Officials in 14 of the 20 municipalities said that if VTrans included more detailed information about bridge deficiencies, including their severity, they might have been more likely to respond to the reports.

"For example, officials from two of these municipalities commented that such explanations could help with making presentations to the select board when asking for resources to deal with the deficiencies," Hoffer wrote.

The report recommends that VTrans develop a process for notifying municipalities when a new bridge inspection report is available. It also recommends that the department develop guidelines for inspectors including how much detail they should put in their reports.

Chad Allen, who is asset management director of the Agency of Transportation, said in an interview Tuesday that the department accepts the recommendations in the auditor's report, including providing more detail in the inspection reports.

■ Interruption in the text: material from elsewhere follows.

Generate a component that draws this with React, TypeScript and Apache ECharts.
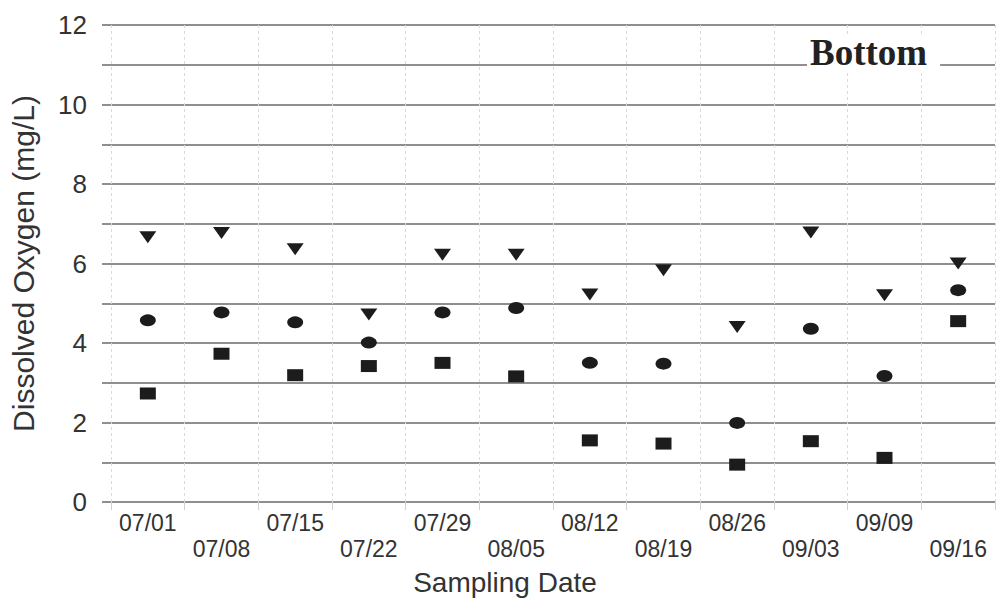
import React, { useEffect, useRef } from "react";
import * as echarts from "echarts";

const categories = ["07/01", "07/08", "07/15", "07/22", "07/29", "08/05", "08/12", "08/19", "08/26", "09/03", "09/09", "09/16"];
const triangleValues = [6.66, 6.77, 6.36, 4.72, 6.22, 6.22, 5.22, 5.83, 4.4, 6.78, 5.2, 6.0];
const circleValues = [4.57, 4.77, 4.52, 4.01, 4.77, 4.88, 3.5, 3.48, 1.99, 4.36, 3.17, 5.33];
const squareValues = [2.73, 3.73, 3.19, 3.42, 3.5, 3.16, 1.55, 1.47, 0.94, 1.53, 1.11, 4.55];
const yLabelValues = [0, 2, 4, 6, 8, 10, 12];

const markColor = "#1c1c1c";
const textColor = "#333";
const gridColor = "#6a6a6a";

export default function App() {
  const ref = useRef<HTMLDivElement>(null);
  useEffect(() => {
    if (!ref.current) return;
    const chart = echarts.init(ref.current, null, { renderer: "svg" });
    const sym = (symbol: string, size: number[], rotate?: number) => ({
      type: "scatter",
      symbol,
      symbolSize: size,
      symbolRotate: rotate || 0,
      itemStyle: { color: markColor, opacity: 1 },
    });
    chart.setOption({
      animation: false,
      backgroundColor: "#fff",
      grid: { left: 109, right: 3, top: 25, bottom: 101 },
      xAxis: {
        type: "category",
        data: categories,
        boundaryGap: true,
        axisLine: { show: false },
        axisTick: { show: true, length: 8, lineStyle: { color: "#d0d0d0" } },
        splitLine: { show: true, interval: 0, lineStyle: { color: "#dadada", width: 1, type: [3, 3] } },
        axisLabel: {
          interval: 0,
          margin: 8,
          fontFamily: "Liberation Sans, Arial",
          fontSize: 23,
          lineHeight: 26,
          color: textColor,
          formatter: (v: string, i: number) => (i % 2 === 0 ? v : "\n" + v),
        },
      },
      yAxis: {
        type: "value",
        min: 0,
        max: 12,
        interval: 1,
        axisLine: { show: false },
        axisTick: { show: true, length: 9, lineStyle: { color: gridColor, width: 1.5 } },
        splitLine: { show: true, lineStyle: { color: gridColor, width: 1.5 } },
        axisLabel: {
          margin: 24,
          fontFamily: "Liberation Sans, Arial",
          fontSize: 26,
          color: textColor,
          formatter: (v: number) => (yLabelValues.indexOf(v) >= 0 ? String(v) : ""),
        },
        name: "Dissolved Oxygen (mg/L)",
        nameLocation: "middle",
        nameGap: 73,
        nameTextStyle: { fontFamily: "Liberation Sans, Arial", fontSize: 30, color: textColor },
      },
      graphic: [
        {
          type: "text",
          left: 807,
          top: 34,
          z: 100,
          style: {
            text: "Bottom",
            font: 'bold 37px "Liberation Serif", "Times New Roman", serif',
            fill: "#222",
            backgroundColor: "#fff",
            padding: [0, 13, 0, 3],
          },
        },
        {
          type: "text",
          x: 505,
          y: 582,
          z: 100,
          style: {
            text: "Sampling Date",
            font: '28px "Liberation Sans", Arial, sans-serif',
            fill: textColor,
            align: "center",
            verticalAlign: "middle",
          },
        },
      ],
      series: [
        { ...sym("triangle", [17, 12], 180), name: "max", data: triangleValues },
        { ...sym("circle", [16, 12]), name: "mean", data: circleValues },
        { ...sym("rect", [16, 12]), name: "min", data: squareValues },
      ],
    });
    return () => chart.dispose();
  }, []);
  return (
    <div
      ref={ref}
      style={{ position: "fixed", left: 0, top: 0, width: 998, height: 603, background: "#fff" }}
    />
  );
}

"We're already getting out there right now and we've talked to the crews about the narrative and how much detail to put in there," he said.

He also said he would encourage towns to be more proactive when it comes to making repairs.

"I think that when you have an inspection report and it's something that needs to be fixed and it's on a bridge, I'd be inclined to fix that if I was a bridge owner," Allen said.

In comments on a draft of the report, Vermont's Secretary of Transportation, Joe Flynn, said VTrans will start sending annual letters to municipalities reminding them that bridge safety inspection reports are available online.

In addition, Flynn wrote, the department would provide additional guidance to inspectors, specifically about notifying municipalities about a "critical finding" — "a structural or safety related deficiency that requires immediate or timely, before the next inspection, action."